# start of Dataset records

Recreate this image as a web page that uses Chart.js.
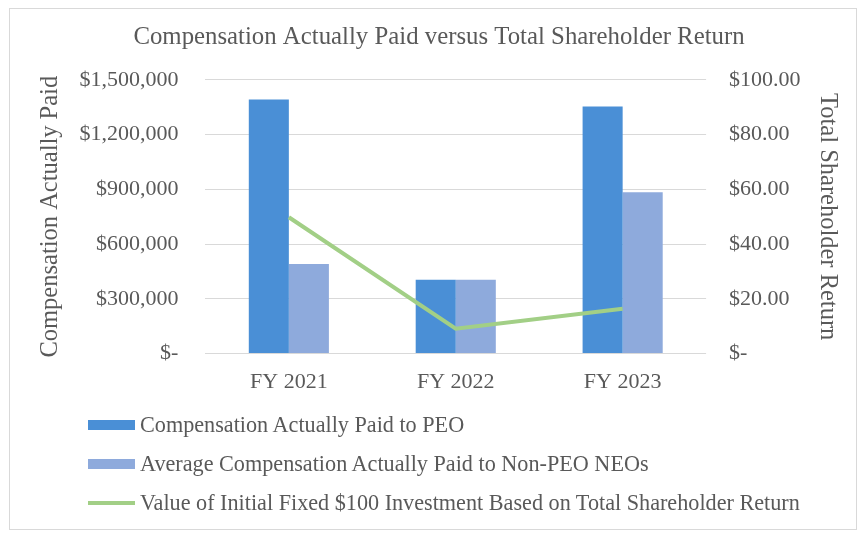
<!DOCTYPE html>
<html>
<head>
<meta charset="utf-8">
<script src="https://cdn.jsdelivr.net/npm/chart.js@4"></script>
<style>
  html, body { margin: 0; padding: 0; background: #fff; }
  #wrap { position: relative; width: 866px; height: 536px; }
  #frame { position: absolute; left: 9px; top: 8px; width: 846px; height: 520px; border: 1px solid #d9d9d9; }
  #chart { position: absolute; left: 0; top: 0; }
  #legend { position: absolute; left: 88px; top: 405px; font-family: 'Liberation Serif', 'Times New Roman', serif; font-size: 22.2px; color: #595959; }
  #legend .row { height: 39px; display: flex; align-items: center; }
  #legend .sw { width: 47px; margin-right: 5px; }
</style>
</head>
<body>
<div id="wrap">
  <div id="frame"></div>
  <canvas id="chart" width="866" height="536"></canvas>
  <div id="legend"></div>
</div>
<script>
const years = ['FY 2021', 'FY 2022', 'FY 2023'];
const peoPaid = [1392000, 404000, 1353000];
const neoPaid = [491000, 404000, 884000];
const tsrValue = [49.8, 9.1, 16.4];

const seriesNames = [
  'Compensation Actually Paid to PEO',
  'Average Compensation Actually Paid to Non-PEO NEOs',
  'Value of Initial Fixed $100 Investment Based on Total Shareholder Return'
];
const seriesColors = ['#4a8fd6', '#8eaadc', '#a2cf86'];

const serif = "'Liberation Serif', 'Times New Roman', serif";
const grey = '#595959';

const chart = new Chart(document.getElementById('chart'), {
  type: 'bar',
  data: {
    labels: years,
    datasets: [
      { type: 'line', label: seriesNames[2], data: tsrValue, yAxisID: 'yR',
        borderColor: seriesColors[2], backgroundColor: seriesColors[2],
        borderWidth: 4, pointRadius: 0, tension: 0, order: 0 },
      { label: seriesNames[0], data: peoPaid, yAxisID: 'yL',
        backgroundColor: seriesColors[0], order: 1 },
      { label: seriesNames[1], data: neoPaid, yAxisID: 'yL',
        backgroundColor: seriesColors[1], order: 1 }
    ]
  },
  options: {
    responsive: false,
    animation: false,
    layout: { padding: { top: 23, left: 36, right: 24, bottom: 126 } },
    datasets: { bar: { categoryPercentage: 0.48, barPercentage: 1 } },
    plugins: {
      legend: { display: false },
      tooltip: { enabled: false },
      title: {
        display: true,
        text: 'Compensation Actually Paid versus Total Shareholder Return',
        color: grey,
        font: { family: serif, size: 24.8, weight: 'normal' },
        padding: { top: 0, bottom: 27 }
      }
    },
    scales: {
      x: {
        grid: { display: false, drawTicks: false },
        border: { display: false },
        ticks: { color: grey, font: { family: serif, size: 22 }, padding: 15 }
      },
      yL: {
        position: 'left',
        min: 0, max: 1500000,
        ticks: {
          stepSize: 300000, color: grey, padding: 27,
          font: { family: serif, size: 22 },
          callback: v => v === 0 ? '$-' : '$' + v.toLocaleString('en-US')
        },
        grid: { color: '#d9d9d9', drawTicks: false },
        border: { display: false },
        // tick padding is counted twice when the axis is sized, so pull the title in
        title: { display: true, text: 'Compensation Actually Paid', color: grey,
                 font: { family: serif, size: 24.5 }, padding: { top: 0, bottom: -13 } }
      },
      yR: {
        position: 'right',
        min: 0, max: 100,
        ticks: {
          stepSize: 20, color: grey, padding: 23,
          font: { family: serif, size: 22 },
          callback: v => v === 0 ? '$-' : '$' + v.toFixed(2)
        },
        grid: { display: false, drawTicks: false },
        border: { display: false },
        title: { display: true, text: 'Total Shareholder Return', color: grey,
                 font: { family: serif, size: 24.5 }, padding: { top: 0, bottom: -11 } }
      }
    }
  }
});

// legend in the reference is a vertical list
const leg = document.getElementById('legend');
[1, 2, 0].forEach(i => {
  const ds = chart.data.datasets[i];
  const row = document.createElement('div');
  row.className = 'row';
  const sw = document.createElement('span');
  sw.className = 'sw';
  sw.style.height = ds.type === 'line' ? '4px' : '10px';
  sw.style.background = ds.backgroundColor;
  const txt = document.createElement('span');
  txt.textContent = ds.label;
  row.appendChild(sw);
  row.appendChild(txt);
  leg.appendChild(row);
});
</script>
</body>
</html>
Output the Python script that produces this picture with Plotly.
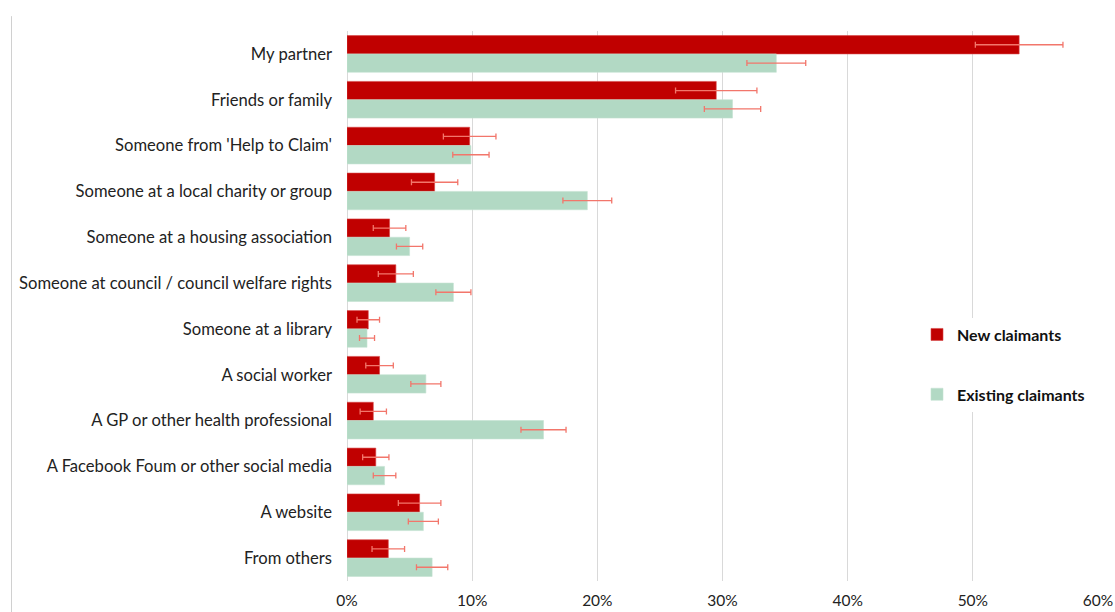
import plotly.graph_objects as go

categories = [
    "My partner",
    "Friends or family",
    "Someone from 'Help to Claim'",
    "Someone at a local charity or group",
    "Someone at a housing association",
    "Someone at council / council welfare rights",
    "Someone at a library",
    "A social worker",
    "A GP or other health professional",
    "A Facebook Foum or other social media",
    "A website",
    "From others",
]

new_claimants = [53.7, 29.5, 9.8, 7.0, 3.4, 3.9, 1.7, 2.6, 2.1, 2.3, 5.8, 3.3]
new_err = [3.5, 3.25, 2.1, 1.85, 1.3, 1.4, 0.9, 1.1, 1.05, 1.05, 1.7, 1.3]

existing_claimants = [34.3, 30.8, 9.9, 19.2, 5.0, 8.5, 1.6, 6.3, 15.7, 3.0, 6.1, 6.8]
existing_err = [2.35, 2.25, 1.45, 1.95, 1.05, 1.4, 0.6, 1.2, 1.8, 0.9, 1.2, 1.25]

x_ticks = [0, 10, 20, 30, 40, 50, 60]
x_tick_labels = ["0%", "10%", "20%", "30%", "40%", "50%", "60%"]

RED = "#C00000"
GREEN = "#B2D9C4"
ERR = "#F2766B"
FONT = "Lato"

fig = go.Figure()
fig.add_trace(go.Bar(
    y=categories, x=new_claimants, orientation="h", name="New claimants",
    marker=dict(color=RED, line=dict(color="#D64545", width=0.6)),
    error_x=dict(type="data", array=new_err, color=ERR, thickness=1.3, width=3),
    legendgroup="new",
))
fig.add_trace(go.Bar(
    y=categories, x=existing_claimants, orientation="h", name="Existing claimants",
    marker=dict(color=GREEN, line=dict(color="#C4E3D2", width=0.6)),
    error_x=dict(type="data", array=existing_err, color=ERR, thickness=1.3, width=3),
    legendgroup="existing",
))

fig.update_layout(
    width=1115, height=612,
    margin=dict(l=347, r=17, t=31, b=31),
    paper_bgcolor="white", plot_bgcolor="white",
    barmode="group", bargap=0.2, bargroupgap=0,
    font=dict(family=FONT, size=16.6, color="#222222"),
    legend=dict(
        x=0.759, xanchor="left", y=0.479, yanchor="top",
        bgcolor="white", borderwidth=0,
        font=dict(family=FONT, size=16, color="#111111", weight="bold"),
        tracegroupgap=36, itemwidth=30,
    ),
    shapes=[dict(
        type="line", xref="paper", yref="paper",
        x0=-0.4467, x1=-0.4467, y0=1.027, y1=-0.06,
        line=dict(color="#D0D0D0", width=1),
    )],
)

fig.update_xaxes(
    range=[0, 60], tickvals=x_ticks, ticktext=x_tick_labels,
    showgrid=True, gridcolor="#D9D9D9", gridwidth=1,
    zeroline=True, zerolinecolor="#D9D9D9", zerolinewidth=1,
    showline=False, ticks="", tickfont=dict(size=15.5, color="#222222"),
    ticklabelstandoff=8, automargin=False,
)
fig.update_yaxes(
    autorange="reversed", showgrid=False, ticks="", showline=False,
    ticklabelstandoff=14, tickfont=dict(size=16.6, color="#222222"),
    automargin=False,
)

fig.write_html("out.html")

# end of Dataset records

Stated problem >>
Every line from the top of the entries through the line that holds "const grey = '#595959';" is to be quoted exactly, please, and nothing else; omit the pictures.

Reply >>
Recreate this image as a web page that uses Chart.js.
<!DOCTYPE html>
<html>
<head>
<meta charset="utf-8">
<script src="https://cdn.jsdelivr.net/npm/chart.js@4"></script>
<style>
  html, body { margin: 0; padding: 0; background: #fff; }
  #wrap { position: relative; width: 866px; height: 536px; }
  #frame { position: absolute; left: 9px; top: 8px; width: 846px; height: 520px; border: 1px solid #d9d9d9; }
  #chart { position: absolute; left: 0; top: 0; }
  #legend { position: absolute; left: 88px; top: 405px; font-family: 'Liberation Serif', 'Times New Roman', serif; font-size: 22.2px; color: #595959; }
  #legend .row { height: 39px; display: flex; align-items: center; }
  #legend .sw { width: 47px; margin-right: 5px; }
</style>
</head>
<body>
<div id="wrap">
  <div id="frame"></div>
  <canvas id="chart" width="866" height="536"></canvas>
  <div id="legend"></div>
</div>
<script>
const years = ['FY 2021', 'FY 2022', 'FY 2023'];
const peoPaid = [1392000, 404000, 1353000];
const neoPaid = [491000, 404000, 884000];
const tsrValue = [49.8, 9.1, 16.4];

const seriesNames = [
  'Compensation Actually Paid to PEO',
  'Average Compensation Actually Paid to Non-PEO NEOs',
  'Value of Initial Fixed $100 Investment Based on Total Shareholder Return'
];
const seriesColors = ['#4a8fd6', '#8eaadc', '#a2cf86'];

const serif = "'Liberation Serif', 'Times New Roman', serif";
const grey = '#595959';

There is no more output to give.